▶ _What you will do_
Reproduce the listing word for word, leaving every picture behind.

▶ _Given material_

* * *

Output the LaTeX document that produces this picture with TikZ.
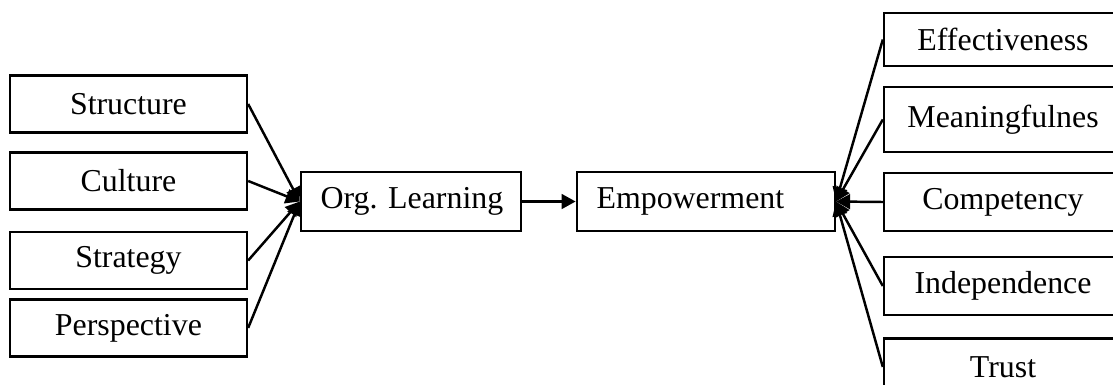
\documentclass[tikz,border=0pt]{standalone}
\usepackage{fontspec}
\setmainfont{Liberation Serif}
\usetikzlibrary{arrows.meta}
\frenchspacing

\begin{document}
\begin{tikzpicture}
	[line width=1pt,every node/.style={draw,rectangle,minimum height=0.81cm,font=\fontsize{12.9}{15}\selectfont},
	 tip/.style={-{Triangle[length=0.2cm,width=0.21cm]}},
	 mbox/.style={minimum height=0.84cm,inner xsep=0pt,align=left,execute at begin node={\hspace*{0.28cm}}},
	 rbox/.style={anchor=west,minimum width=4.384cm,execute at end node={\hspace*{1cm}}}]
	\useasboundingbox (0,0) rectangle (15.83,5.475);
	% left column
	\node[minimum width=3.37cm] (str) at (1.827,3.996) {Structure};
	\node[minimum width=3.37cm] (cul) at (1.827,2.901) {Culture};
	\node[minimum width=3.37cm] (stg) at (1.827,1.770) {Strategy};
	\node[minimum width=3.37cm] (per) at (1.827,0.811) {Perspective};
	% middle
	\node[mbox,text width=3.128cm] (org) at (5.844,2.609) {Org. Learning};
	\node[mbox,text width=3.669cm] (emp) at (10.039,2.609) {Empowerment};
	% right column, running off the page
	\node[rbox,minimum height=0.754cm] (eff) at (12.556,4.913) {Effectiveness};
	\node[rbox,minimum height=0.924cm] (mea) at (12.556,3.775) {Meaningfulnes};
	\node[rbox,minimum height=0.825cm] (com) at (12.556,2.602) {Competency};
	\node[rbox,minimum height=0.825cm] (ind) at (12.556,1.408) {Independence};
	\node[rbox] (tru) at (12.556,0.256) {Trust};

	\foreach \from in {str,cul,stg,per}
	\draw[tip] (\from.east) -- (org.west);
	\draw[tip] (org) -- (emp);
	\foreach \from in {eff,mea,com,ind,tru}
	\draw[tip] (\from.west) -- (emp.east);
\end{tikzpicture}
\end{document}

* * *

▶ _Expected answer_
Output the LaTeX document that produces this picture with TikZ.
\documentclass[tikz,border=0pt]{standalone}
\usepackage{fontspec}
\setmainfont{Liberation Serif}
\usetikzlibrary{arrows.meta}
\frenchspacing

\begin{document}
\begin{tikzpicture}
	[line width=1pt,every node/.style={draw,rectangle,minimum height=0.81cm,font=\fontsize{12.9}{15}\selectfont},
	 tip/.style={-{Triangle[length=0.2cm,width=0.21cm]}},
	 mbox/.style={minimum height=0.84cm,inner xsep=0pt,align=left,execute at begin node={\hspace*{0.28cm}}},
	 rbox/.style={anchor=west,minimum width=4.384cm,execute at end node={\hspace*{1cm}}}]
	\useasboundingbox (0,0) rectangle (15.83,5.475);
	% left column
	\node[minimum width=3.37cm] (str) at (1.827,3.996) {Structure};
	\node[minimum width=3.37cm] (cul) at (1.827,2.901) {Culture};
	\node[minimum width=3.37cm] (stg) at (1.827,1.770) {Strategy};
	\node[minimum width=3.37cm] (per) at (1.827,0.811) {Perspective};
	% middle
	\node[mbox,text width=3.128cm] (org) at (5.844,2.609) {Org. Learning};
	\node[mbox,text width=3.669cm] (emp) at (10.039,2.609) {Empowerment};
	% right column, running off the page
	\node[rbox,minimum height=0.754cm] (eff) at (12.556,4.913) {Effectiveness};
	\node[rbox,minimum height=0.924cm] (mea) at (12.556,3.775) {Meaningfulnes};
	\node[rbox,minimum height=0.825cm] (com) at (12.556,2.602) {Competency};
	\node[rbox,minimum height=0.825cm] (ind) at (12.556,1.408) {Independence};
	\node[rbox] (tru) at (12.556,0.256) {Trust};

	\foreach \from in {str,cul,stg,per}
	\draw[tip] (\from.east) -- (org.west);
	\draw[tip] (org) -- (emp);
	\foreach \from in {eff,mea,com,ind,tru}
	\draw[tip] (\from.west) -- (emp.east);
\end{tikzpicture}
\end{document}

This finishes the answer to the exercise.